Spitzer also refused to confirm whether Neal had family members or children, saying the matter was under investigation.
“My office will never forget about cold cases,” Spitzer said in a statement. “Our hearts go out to the victim and the victim’s family in this case, having to endure decades without answers. We will make sure that the defendant is fairly and justly held accountable in a court of law.”
[‘My killer was never found’: Police live tweet a murdered girl’s last day alive in 1973]
In July, on the 45th anniversary of O’Keefe’s death, the Newport Beach Police Department “live-tweeted” Linda’s story — in her voice, from the perspective of her last day — in the hope of raising awareness about her cold case and shaking forth any new clues about her killer.
Police hoped that retelling the girl’s story through the modern-day medium would help people from a different generation form an emotional attachment to the case. Using details from the investigator’s decades-old case files, police relayed O’Keefe’s last hours, as well as her family’s frantic search for her, as if they were unfolding in real time, as The Washington Post’s Meagan Flynn reported:
At 6:42 p.m., six hours since her mother had last heard from her, O’Keefe’s parents reported her missing to the Newport Beach Police Department, convinced by then O’Keefe was not simply running off with friends to retaliate for not getting a ride. Helicopters, police Jeeps and search parties scoured the area looking for signs of O’Keefe. Only one person, a woman who did not know anything about a missing girl, was close enough to hear her, and by then it was too late.

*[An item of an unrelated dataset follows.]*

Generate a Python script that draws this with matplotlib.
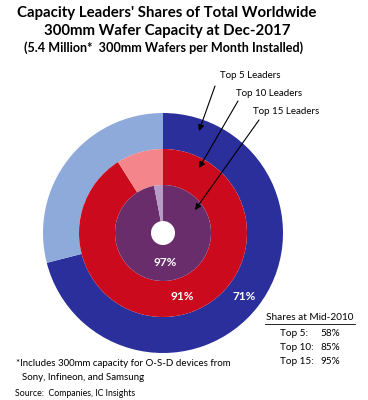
import numpy as np
import matplotlib.pyplot as plt

# ring data (share of worldwide 300mm capacity, %)
ring_labels = ["Top 5 Leaders", "Top 10 Leaders", "Top 15 Leaders"]
ring_shares = [71, 91, 97]
ring_colors = [("#2a2f9c", "#8eaadb"), ("#cc0a1e", "#f4858a"), ("#6a2d6c", "#b99bc8")]
mid2010_labels = ["Top 5:", "Top 10:", "Top 15:"]
mid2010_shares = [58, 85, 95]

W, H = 368, 400
fig = plt.figure(figsize=(W / 100, H / 100), dpi=100)
ax = fig.add_axes([0, 0, 1, 1])
plt.rcParams['font.family'] = ['Lato', 'DejaVu Sans']

def py(y):
    # pixel row -> data y
    return H - y

cx, cy = 163, py(233)
radii = [120, 84, 48]
width = 36

for share, r, cols in zip(ring_shares, radii, ring_colors):
    ax.pie([share, 100 - share], radius=r, center=(cx, cy), startangle=90,
           counterclock=False, colors=cols,
           wedgeprops=dict(width=width, linewidth=0))

ax.set_xlim(0, W)
ax.set_ylim(0, H)
ax.set_aspect('equal')
ax.axis('off')

# percent labels
pct_pos = [(244, 296), (182, 297), (165, 263)]
for share, (x, y) in zip(ring_shares, pct_pos):
    ax.text(x, py(y), f"{share}%", color="white", fontsize=8.5, fontweight="bold",
            ha="center", va="center")

# callouts
lab_pos = [(220, 75), (236, 94), (253, 112)]
arr_start = [(215, 86), (238, 101), (259, 120)]
arr_end = [(199, 131), (199, 168), (195, 210)]
for lab, (lx, ly), (sx, sy), (ex, ey) in zip(ring_labels, lab_pos, arr_start, arr_end):
    ax.text(lx, py(ly), lab, fontsize=7, ha="left", va="center")
    ax.annotate("", xy=(ex, py(ey)), xytext=(sx, py(sy)),
                arrowprops=dict(arrowstyle="-|>", color="black", lw=0.8,
                                mutation_scale=9, shrinkA=0, shrinkB=0))

# title
ax.text(167, py(13), "Capacity Leaders' Shares of Total Worldwide", fontsize=10.8,
        fontweight="bold", ha="center", va="center")
ax.text(167, py(31), "300mm Wafer Capacity at Dec-2017", fontsize=10.8,
        fontweight="bold", ha="center", va="center")
ax.text(164, py(48), "(5.4 Million*  300mm Wafers per Month Installed)", fontsize=9.1,
        fontweight="bold", ha="center", va="center")

# mid-2010 box
ax.text(310, py(318), "Shares at Mid-2010", fontsize=7.2, ha="center", va="center")
ax.plot([265, 355], [py(324), py(324)], color="black", lw=0.6)
for i, (lab, v) in enumerate(zip(mid2010_labels, mid2010_shares)):
    y = py(334 + i * 14)
    ax.text(280, y, lab, fontsize=7.2, ha="left", va="center")
    ax.text(340, y, f"{v}%", fontsize=7.2, ha="right", va="center")

# footnotes
ax.text(16, py(363), "*Includes 300mm capacity for O-S-D devices from", fontsize=7.0,
        ha="left", va="center")
ax.text(22, py(377), "Sony, Infineon, and Samsung", fontsize=7.0, ha="left", va="center")
ax.text(15, py(394), "Source:  Companies, IC Insights", fontsize=6.3, ha="left", va="center")

fig.savefig("out.png", dpi=100)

Just before midnight, “a lady in the bluffs above Back Bay hears a female voice outside, screaming ‘Stop, you’re hurting me,’” the police tweeted in O’Keefe’s name. “She listens, but hears nothing more. She doesn’t know that I’m missing. That I’ll be dead by morning. That I’ll be found a couple hundred yards from her home.”
As “Linda” noted in the tweets in July, her case would generate numerous theories and a sketch of a “person of interest” but ultimately grow cold.
Until 46 years later.
“Technology has caught up with the law,” Spitzer said Wednesday.
Spitzer noted that the DNA lead police had obtained was wholly unrelated to the department’s live-tweeting of O’Keefe’s last day but said the exercise had served to revive the case in the public’s mind.
“It didn’t necessarily lead to the identification [of the suspect],” he said. “But it created an awareness … and opened doors for us to have this case pursued with renewed effort.”